There will, of course, be unforeseen challenges along the way. The recent order of aircraft for the Canadian Forces is far fewer than the number of CF-18s the country has traditionally had and digital communication is replacing the business community’s need to show up in-person in many cases, but neither of these factors come close to offsetting our increasing need to expand our horizons or transport goods faster.
According to aviation officials, in North America we will need 60,000 more pilots by year 2020. Here in BC, the growth rate of transportation and the need for pilots is expected to exceed the growth rate of all jobs by nearly 30%.
Our current crop of pilots is also getting quite a bit older. While there will be a large number of new positions created for pilots due to growing demand for air travel in the next ten years, double that number will be created as a result of pilots retiring.
One of the most important considerations for young people pursuing a career as a pilot will be their choices for further education.

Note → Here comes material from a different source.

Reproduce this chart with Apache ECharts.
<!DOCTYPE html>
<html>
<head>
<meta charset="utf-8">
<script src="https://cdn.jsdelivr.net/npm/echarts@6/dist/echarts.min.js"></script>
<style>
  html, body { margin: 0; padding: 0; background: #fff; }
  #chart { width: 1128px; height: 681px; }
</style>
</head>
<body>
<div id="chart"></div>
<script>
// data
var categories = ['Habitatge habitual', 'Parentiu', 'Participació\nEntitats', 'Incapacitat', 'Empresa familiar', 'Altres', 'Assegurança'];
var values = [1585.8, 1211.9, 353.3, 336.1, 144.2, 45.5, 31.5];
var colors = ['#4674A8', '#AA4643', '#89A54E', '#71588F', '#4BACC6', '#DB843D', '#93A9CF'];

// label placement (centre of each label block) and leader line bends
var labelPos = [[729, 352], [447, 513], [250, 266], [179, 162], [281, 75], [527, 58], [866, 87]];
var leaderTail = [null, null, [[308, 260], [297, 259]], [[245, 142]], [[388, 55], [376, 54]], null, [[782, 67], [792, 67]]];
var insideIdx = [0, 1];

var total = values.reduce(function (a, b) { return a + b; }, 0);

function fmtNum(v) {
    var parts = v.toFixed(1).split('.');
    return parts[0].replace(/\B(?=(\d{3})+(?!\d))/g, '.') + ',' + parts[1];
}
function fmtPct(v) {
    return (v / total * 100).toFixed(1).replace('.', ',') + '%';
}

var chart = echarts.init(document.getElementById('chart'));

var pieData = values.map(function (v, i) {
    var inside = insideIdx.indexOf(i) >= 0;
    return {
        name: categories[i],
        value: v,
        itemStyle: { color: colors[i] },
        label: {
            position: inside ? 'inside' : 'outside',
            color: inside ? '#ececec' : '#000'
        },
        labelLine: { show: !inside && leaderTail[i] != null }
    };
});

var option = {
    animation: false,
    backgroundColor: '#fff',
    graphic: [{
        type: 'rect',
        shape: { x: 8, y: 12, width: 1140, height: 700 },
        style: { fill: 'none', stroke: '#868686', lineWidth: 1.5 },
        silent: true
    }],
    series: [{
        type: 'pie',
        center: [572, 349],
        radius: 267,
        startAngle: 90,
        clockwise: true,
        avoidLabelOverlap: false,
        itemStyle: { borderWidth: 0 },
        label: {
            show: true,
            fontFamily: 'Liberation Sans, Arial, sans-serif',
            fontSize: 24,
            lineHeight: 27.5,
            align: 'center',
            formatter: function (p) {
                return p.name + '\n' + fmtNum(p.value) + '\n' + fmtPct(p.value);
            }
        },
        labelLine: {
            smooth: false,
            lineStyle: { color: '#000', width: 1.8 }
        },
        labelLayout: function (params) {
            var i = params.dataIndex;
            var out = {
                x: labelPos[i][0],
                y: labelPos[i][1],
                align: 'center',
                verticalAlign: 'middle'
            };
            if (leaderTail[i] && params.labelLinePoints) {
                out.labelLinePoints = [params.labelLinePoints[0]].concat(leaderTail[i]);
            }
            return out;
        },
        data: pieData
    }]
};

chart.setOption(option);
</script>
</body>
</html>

While it has not been historically expected that commercial pilots have a university degree, this is an expectation for military pilots and is increasingly required by major airlines for the operation of large aircraft. Job seekers who site job postings that do not require university education should recognize that this is a qualification that will continually be used in determining an airline’s final choice in selecting a candidate.
Like so many careers, a pilot’s success will be dictated by their readiness to take on new challenges and seek out opportunities. Pilots are continually ranked by the number of flying hours they’ve acquired and their exposure and qualification on various types of aircraft and equipment. While a lawyer or a doctor will not be categorized as specifically as a pilot might, this is like any other career, the more experience you get, the more employable you will be as the years go by.
There is little doubt that being a pilot is an extremely glamourous career that many young people dream of pursuing. It brings prestige and financial reward but successful pilots also pay a significant personal price. It would take many years for a commercial pilot to work their way into the operation of a large passenger aircraft. Pilots must work long hours, spend time away from their families and the position involves a tremendous amount of personal stress. Based on simple labour market information, if this is an occupation for which an individual has the aptitude and commitment, they could be very successful. For those lacking these qualities, this occupation could be a tremendous mistake. □
Did you know?
By the year 2016, the shortage of pilots will be so significant that positions will need to go unfilled.